About the Bin Continuous Data Task

The Bin Continuous Data task is a data preparation task. This task divides the data values of a continuous variable into intervals and replaces the values for each interval with a single value that is representative of the interval.
Note: This task is available only if you are running SAS 9.4 or later and if you have SAS/STAT.

Example: Winsorized Binning

In this example, the task provides the basic Winsorized statistical information for the input data.
To create this example:
  1. To create the Work.Ex12 data set, enter this code into a Program tab:
    data ex12;
       length id 8;
       do id=1 to 10000;
          x1 = ranuni(101);
          x2 = 10*ranuni(201);
          x3 = 100*ranuni(301);
          output;
       end;
    run;
    Click Submit SAS code.
  2. In the Tasks section, expand the High-Performance Statistics folder and double-click Bin Continuous Data.

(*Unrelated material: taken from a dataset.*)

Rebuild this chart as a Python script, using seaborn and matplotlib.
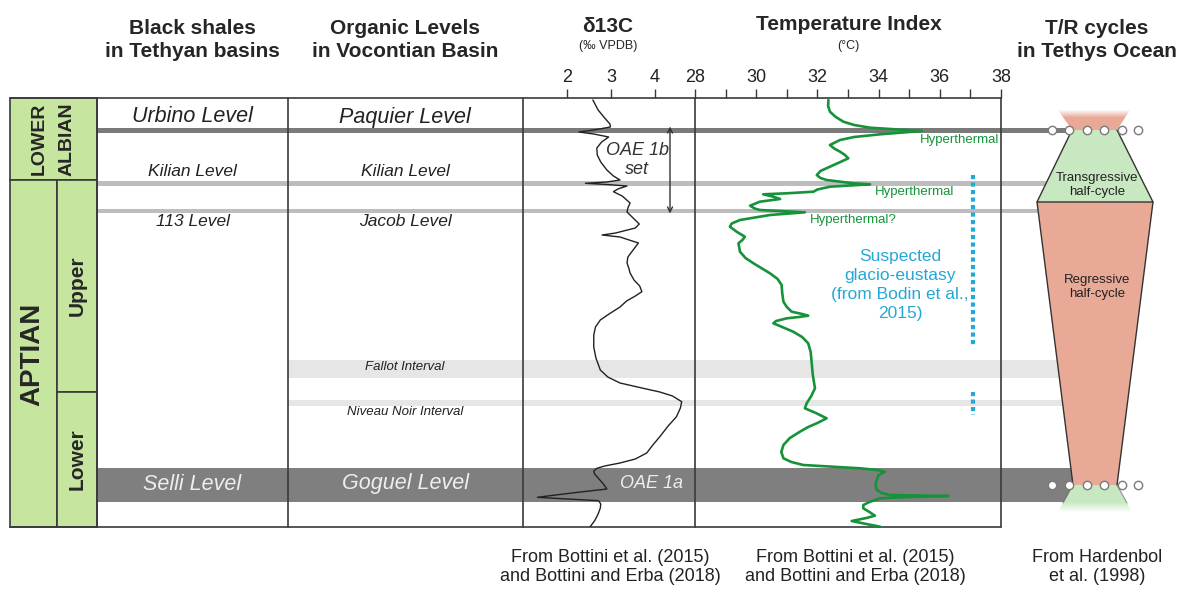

The user interface for the Bin Continuous Data task opens.
  3. On the Data tab, select the WORK.EX12 data set.
  4. To the Variables to bin role, assign the x1 and x2 columns.
  5. Select the Options tab and set these options:
    • In the Number of bins box, enter 10.
    • From the Method drop-down list, select Winsorized binning.
  6. To run the task, click Submit SAS code.
Here is a subset of the results:
Performance Information, Binning Information, and Mapping

Assigning Data to Roles

To run the Bin Continuous Data task, you must assign a variable to the Variables to bin role.
Role
Description
Roles
Variables to bin
specifies one or more variables as input variables for binning. The specified variables must be interval variables.
Additional Roles
Frequency count
specifies a numeric variable that contains the frequency of occurrence for each observation. If the frequency value is less than 1 or is missing, the observation is not used in the analysis. If no variable is assigned to the Frequency count role, each observation is assigned a frequency of 1.

Setting Options

Option Name
Description
Methods
Number of bins
specifies the global number of binning levels for all binning variables. This value can be any integer between 2 and 1,000, inclusive. The default number of binning levels is 16.
Method
specifies which binning method to use.
  • Bucket binning creates equal-length bins and assigns the data to one of these bins. You can choose the number of bins during the binning. The default number of bins (the binning level) is 16.
  • Winsorized binning is similar to bucket binning except that both tails are cut off to obtain a smooth binning result. This technique is often used to remove outliers during the data preparation stage.
    You must specify a value for the Winsor rate option. Valid values are from 0.0 to 0.5 (exclusive). The default value is 0.05.
  • Pseudo-quantile binning mimics the results of the quantile binning method but is more efficient by consuming less CPU time and memory.
Statistics
Select statistics to display
In the results, you can specify whether to include statistics.
Here are the additional statistics that you can include:
  • Basic statistics displays the mean, pseudo-median, standard deviation, minimum, maximum, and number of bins for each binning variable.
  • Quantile statistics displays the estimated quantiles and extremes table.

Creating an Output Data Set

You can specify whether to save the results to an output data set. In the Additional variables to include in the output data set role, specify any columns from the input data set that you want to include in the output data set.
To view all or a subset of the output data set in the results, select Show output data.